Corriere della Sera, 22 maggio 2019
L’acqua che non c’è
«Con gli investimenti attuali, ai tassi attuali ci vorrebbero 200 anni per sostituire tutta la rete idrica italiana». Ma così tanto tempo a disposizione non ce l’abbiamo. Giovanni Valotti, presidente di Utilitalia e anche di A2A, mette in guardia: «I mutamenti climatici e i rischi idrogeologici ci pongono di fronte a una sfida. L’acqua è una risorsa scarsa, va consumata il meno possibile e va usata bene. Dobbiamo evitare di sprecarla e per questo sono fondamentali gli investimenti sulle reti».
Numeri alla mano, l’acqua impiegata oggi in Italia per uso domestico è la fetta più piccola della torta (tra il 20 e il 30%). I maggiori consumi vengono dall’agricoltura, ma anche dall’industria. «Non è un caso se Paesi poveri di acqua, come Israele, sono riusciti a ridurre del 70% i consumi attraverso tecniche di irrigazione avanzate». In Italia la situazione è differente. L’Istat, nell’ultimo Rapporto Sdgs 2019, che monitora quanto l’Italia si sta avvicinando ai 17 obiettivi di sviluppo sostenibile dell’Onu, ci dice che l’efficienza della rete di distribuzione dell’acqua potabile è in peggioramento. La quota di acqua immessa in rete che arriva agli utenti finali è infatti scesa, dal 62,6% nel 2012 al 58,6% nel 2015. E nel 2018 il 10,4% delle famiglie italiane hanno lamentato irregolarità nel servizio di erogazione nelle loro abitazioni, una quota in aumento. È invece stabile la percentuale (29%), di famiglie che non si fidano a bere l’acqua del rubinetto.
«Nel Sud e nelle Isole le perdite della rete superano il 50%: significa che per ogni litro d’acqua immesso, solo la metà esce dal rubinetto, perché le reti sono molto vecchie», spiega Valotti. Del resto se si confrontano gli investimenti per abitante sul ciclo dell’acqua (ovvero captazione, distribuzione, depurazione), l’Italia è molto indietro: «Noi investiamo circa 35-40 euro per abitante, la media europea è di 80 euro e nei Paesi più avanzati si arriva fino a 120 euro.

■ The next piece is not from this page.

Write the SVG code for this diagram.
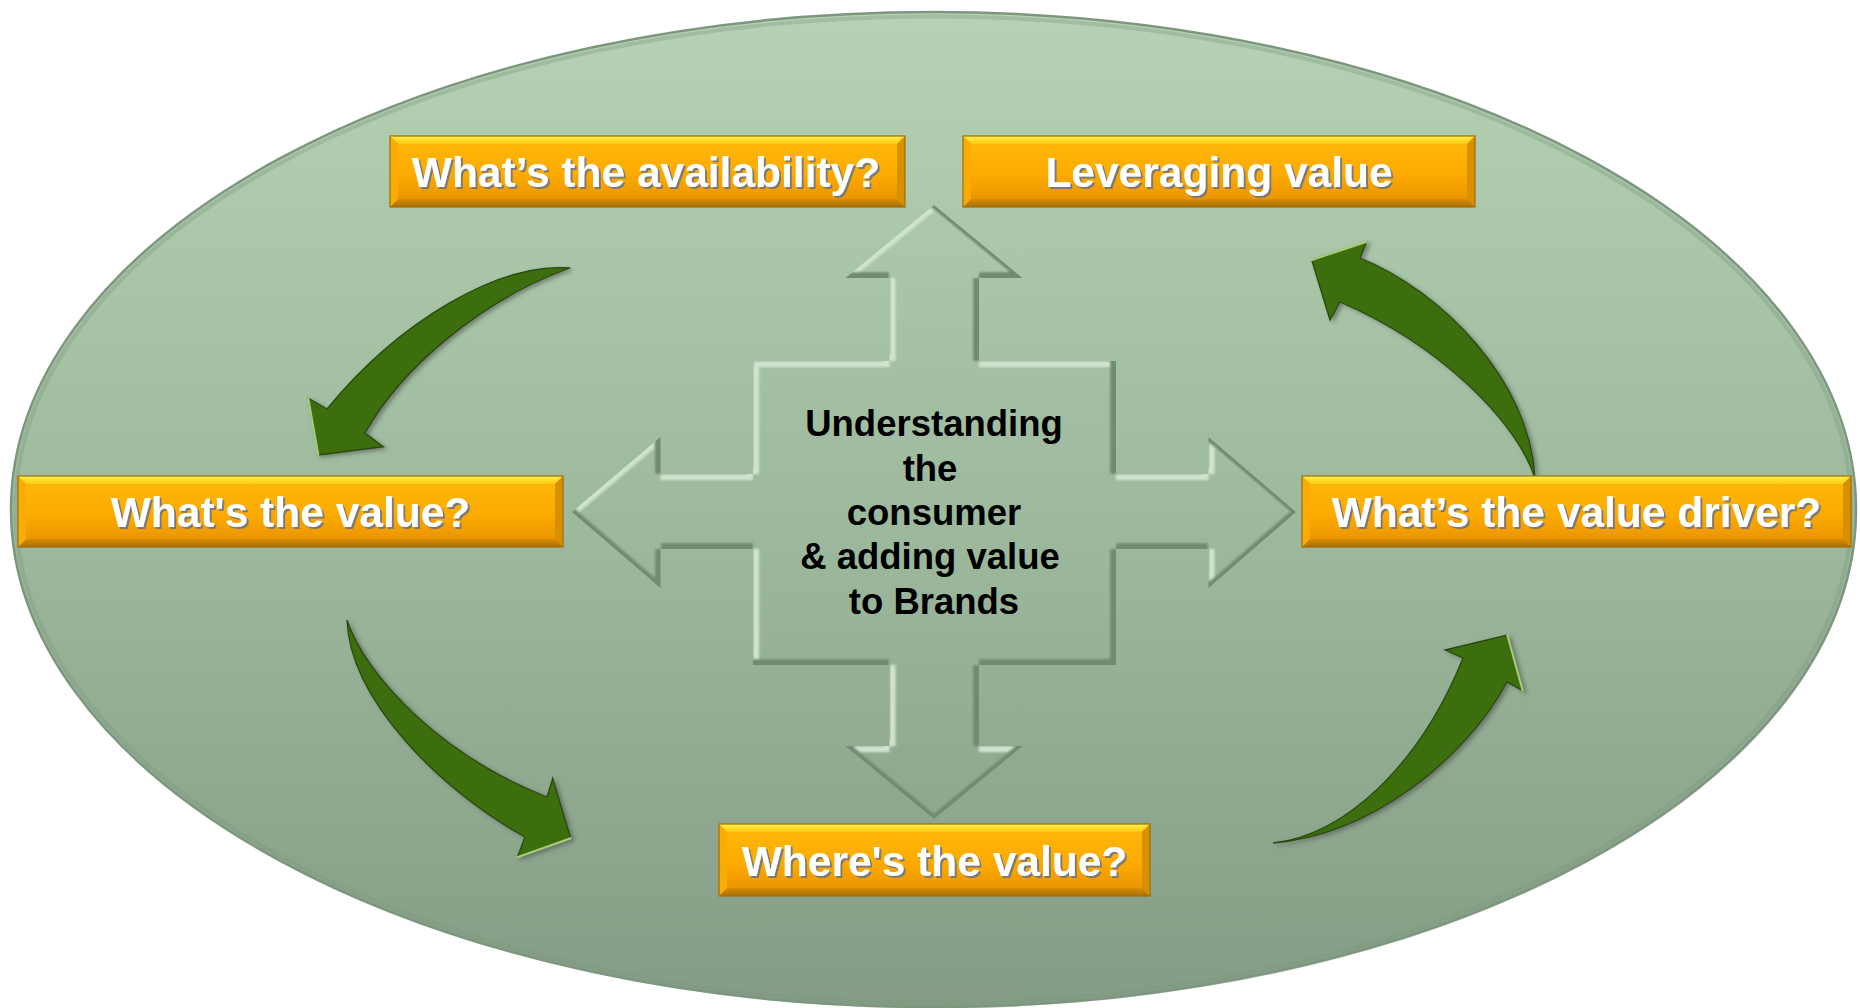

Oggi nel nostro Paese ci sono 10 milioni di abitanti che non sono serviti dalla depurazione, le acque che usano finiscono direttamente nei fiumi e in mare. Ed è il motivo per cui l’Unione europea ha aperto nei nostri confronti una procedura di infrazione – osserva Valotti —. L’investimento sulla depurazione è fondamentale per il riuso dell’acqua nell’irrigazione e in ambito industriale». Eppure negli ultimi dieci anni la situazione investimenti è andata migliorando. Dal dicembre 2011 la competenza in materia di servizi idrici è dell’Autorità di regolazione dell’energia, reti e ambiente. «Siamo passati da 500 milioni a circa 2 miliardi l’anno, ma è ancora troppo poco – spiega Valotti —. C’è bisogno di circa 5 miliardi di investimenti all’anno. Miglioriamo ma siamo lontani dall’Europa». In compenso in Italia l’acqua costa meno. «Mille litri d’acqua costano un euro a Milano, 1,5 euro a Roma, 3,5 euro a Parigi, 4 euro a Berlino e 6 euro nel Nord Europa – elenca Valotti —. In tutti questi Paesi il prezzo dell’acqua è determinato dall’autorità pubblica, così come i costi operativi e gli investimenti. In Italia le tariffe sono molto basse a scapito degli investimenti. Sia chiaro, l’acqua è un bene essenziale perciò vanno tutelate le fasce più povere e bisognose, attraverso bonus e sgravi fiscali».
La proposta di legge sulla disciplina delle gestioni idriche, prima firmataria Federica Daga dei Cinque Stelle, ha riacceso il dibattito sull’acqua pubblica. La posizione di Utilitalia, che riunisce 500 imprese pari all’85% del settore è chiara: «Portare l’acqua è un’impresa. Questo è il nostro slogan – conclude Valotti —. Ci vogliono tecnologia, competenza e finanziamenti. Un Comune non ha le competenze e le capacità finanziarle per farlo. Tariffe e investimenti devono essere decisi dal pubblico, ma la gestione deve essere in mano a imprese che sanno fare il loro mestiere».